Quand les corps en mouvement se dessinent

Ce mardi, a lieu le vernissage de l’exposition des peintures, dessins et collages des jeunes comédiens haïtiens et des membres du Centre culturel André Malraux à Rouen.

Elle a été précédée de la performance artistique avec la danseuse Linda Isabelle François, des comédiens de Pyepoudre et des Français ayant pris part la veille à l’atelier d’arts plastiques animés par le plasticien bissau-guinéen Braïma Injaï.

Après leur représentation vendredi de la création de Paula Clermont Péan et leur participation à côté de leurs pairs français au spectacle de Gilbert Rault à la Maison Jacques Prévert de Dieppe, les jeunes comédiens haïtiens poursuivent l’aventure de l’échange artistique dans le cadre du projet « Croisons les arts entre Haïti et la France » qui se poursuit jusqu’au 3 novembre dans la Haute-Normandie.

Ces jeunes comédiens se sont laissés allés, comme dans des jeux de hasard, pour mettre en valeur leurs talents de plasticien. Ils ont déjà auparavant réalisé des dessins, sur une proposition de Joëlle Legland – l’un des partenaires du projet – à partir des thèmes du spectacle de Paula Clermont Péan, « A la croisée des îles », qui traite de l’enfance maltraitée, abandonnée dans les rues et surtout d’îles, de mer, de vagues, de tempêtes, de bateaux…

A travers leur dessins où domine le bleu, ils ont exprimé toutes les composantes naturelles, tout ce qui se rapporte à l’île, voire à la réalité sociale de leur pays.

Parmi les participants à l’atelier d’arts plastiques, certains se sont plus distingués que d’autres, montrant leur véritable talent de plasticien. Staloff Tropfort en est l’exemple. Son dessin – qui traduit la tempête – a fait l’objet de dessin de l’affiche du spectacle joué à la salle Jacques Prévert de Dieppe en présence du maire Sébastien Jumel.

Le clou de cet atelier a été une performance où, inspirés des mouvements de la danseuse Linda Isabelle François et les rôles de Saint-Phar Pyram et Wedly Mozeau, les participants ont dessiné la scène artistique.

La danseuse inscrit sa performance à la fois dans le traditionnel et la danse contemporaine. Cette performance a été théâtralisée, car les deux acteurs jouent des affamés, des laissés-pour-compte et des désespérés.

L’ancien directeur du centre Malraux, Patrice Daniel, qui a pris part avec d’autres Français à cette performance, est celui qui a le mieux réussi le pari de mieux traduire, d’évoquer, dans un style impressionniste, les émotions qui se sont dégagées à travers le corps de la danseuse Linda Isabelle François.

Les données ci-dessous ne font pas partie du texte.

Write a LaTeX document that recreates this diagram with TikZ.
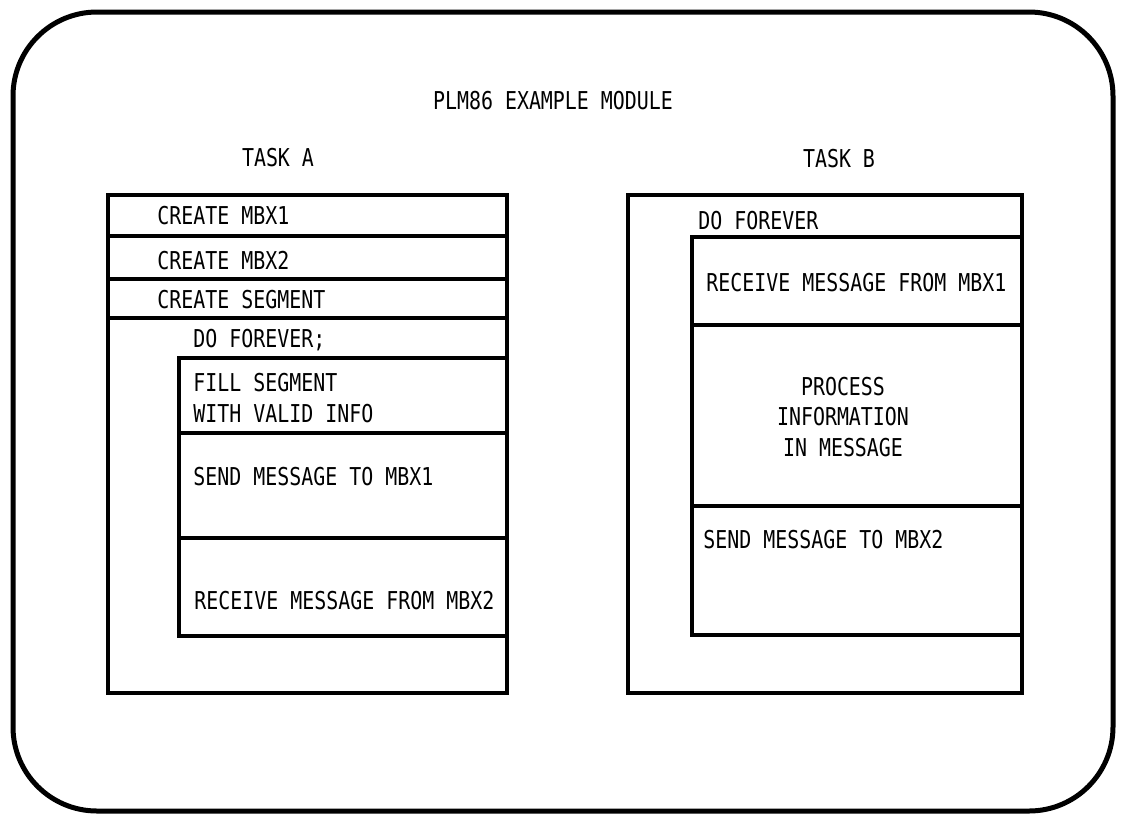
\documentclass[tikz,border=0pt]{standalone}
\usepackage{fontspec}
\newfontfamily\plmfont[FakeStretch=0.81]{DejaVu Sans Mono}

\begin{document}
\begin{tikzpicture}[x=0.5pt, y=-0.5pt,
    txt/.style={font=\plmfont\fontsize{12.3}{15.3}\selectfont, inner sep=0pt},
    box/.style={line width=1.7pt}]
  \useasboundingbox (0,0) rectangle (1126,816);
  \draw[line width=2.5pt, rounded corners=42pt] (13,12) rectangle (1113,811);
  \node[txt] (title) at (553,101) {PLM86 EXAMPLE MODULE};
  \node[txt] (taskA) at (278,158) {TASK A};
  \node[txt] (taskB) at (839,159) {TASK B};
  % task A
  \draw[box] (108,195) rectangle (507,693);
  \draw[box] (108,236) -- (507,236) (108,279) -- (507,279)
    (108,318) -- (507,318);
  \draw[box] (179,358) rectangle (507,636);
  \draw[box] (179,433) -- (507,433) (179,538) -- (507,538);
  \node[txt, anchor=west] (mbx1) at (157,216) {CREATE MBX1};
  \node[txt, anchor=west] (mbx2) at (157,261) {CREATE MBX2};
  \node[txt, anchor=west] (seg) at (157,300) {CREATE SEGMENT};
  \node[txt, anchor=west] (loopA) at (193,340) {DO FOREVER;};
  \node[txt, anchor=west, align=left] (fill) at (193,398)
    {FILL SEGMENT\\WITH VALID INFO};
  \node[txt, anchor=west] (sendA) at (193,477) {SEND MESSAGE TO MBX1};
  \node[txt, anchor=west] (recvA) at (194,601) {RECEIVE MESSAGE FROM MBX2};
  % task B
  \draw[box] (628,195) rectangle (1022,693);
  \draw[box] (692,237) rectangle (1022,635);
  \draw[box] (692,325) -- (1022,325) (692,506) -- (1022,506);
  \node[txt, anchor=west] (loopB) at (698,221) {DO FOREVER};
  \node[txt, anchor=west] (recvB) at (706,283) {RECEIVE MESSAGE FROM MBX1};
  \node[txt, align=center] (proc) at (843,417)
    {PROCESS\\INFORMATION\\IN MESSAGE};
  \node[txt, anchor=west] (sendB) at (703,540) {SEND MESSAGE TO MBX2};
\end{tikzpicture}
\end{document}
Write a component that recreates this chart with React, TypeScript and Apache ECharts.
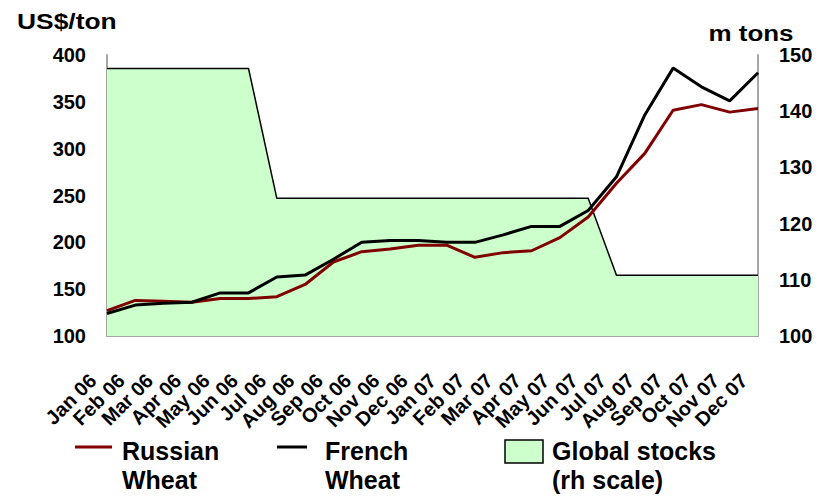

Patrice Daniel recrée la scène de performance, à travers des silhouettes (en noir) qui dansent. On sent tous les mouvements du corps (le bras de la danseuse qui se lève vers le haut, en signe de détresse, de plainte et d’imploration). Lazard Joël a quant lui créé une atmosphère de mouvements dans ses dessins abstraits où le corps de la danseuse semble tanguer comme un bateau secoué par la marée.

La comédienne et chanteuse Jéhyna Sahyeir Célestin a magnifiquement bien interprété « Wangòl » (chanson traditionnelle exprimant le départ) et un chant-prière du vaudou qui exprime la compassion, la délivrance d’Haïti. Le frisson, la tendresse qui se sentent dans la voix de cette jeune chanteuse contribuent à faire de cette performance une œuvre qui produit du sens, du réel, qui s’inscrit dans une histoire, un imaginaire et un vécu collectifs.

Linda Isabelle François continue d’échanger avec les Français en animant ce lundi soir à la Maison des jeunes de Dieppe un atelier de danse, où se croisent dans ses mouvements corporels le traditionnel, le moderne, le contemporain, le hip-hop.

L’atelier d’arts plastiques s’est poursuivi jusque dans la matinée du mardi 29 octobre au centre Malraux où dans la soirée, les Haïtiens et les Français s’apprêteront à présenter tour à tour leurs spectacles autour de l’enfance et de l’île : « A la croisée des îles de Paula Clermont Péan » et « D’une île à l’autre » de Gilbert Rault.

Ces deux créations théâtrales, inspirées du roman « Sa majesté des mouches » du Britannique William Golding, sont en tournée depuis le 25 octobre dans les salles de théâtre de Dieppe, Rouen et Neufchâtel-en-Bray, dans la Haute-Normandie.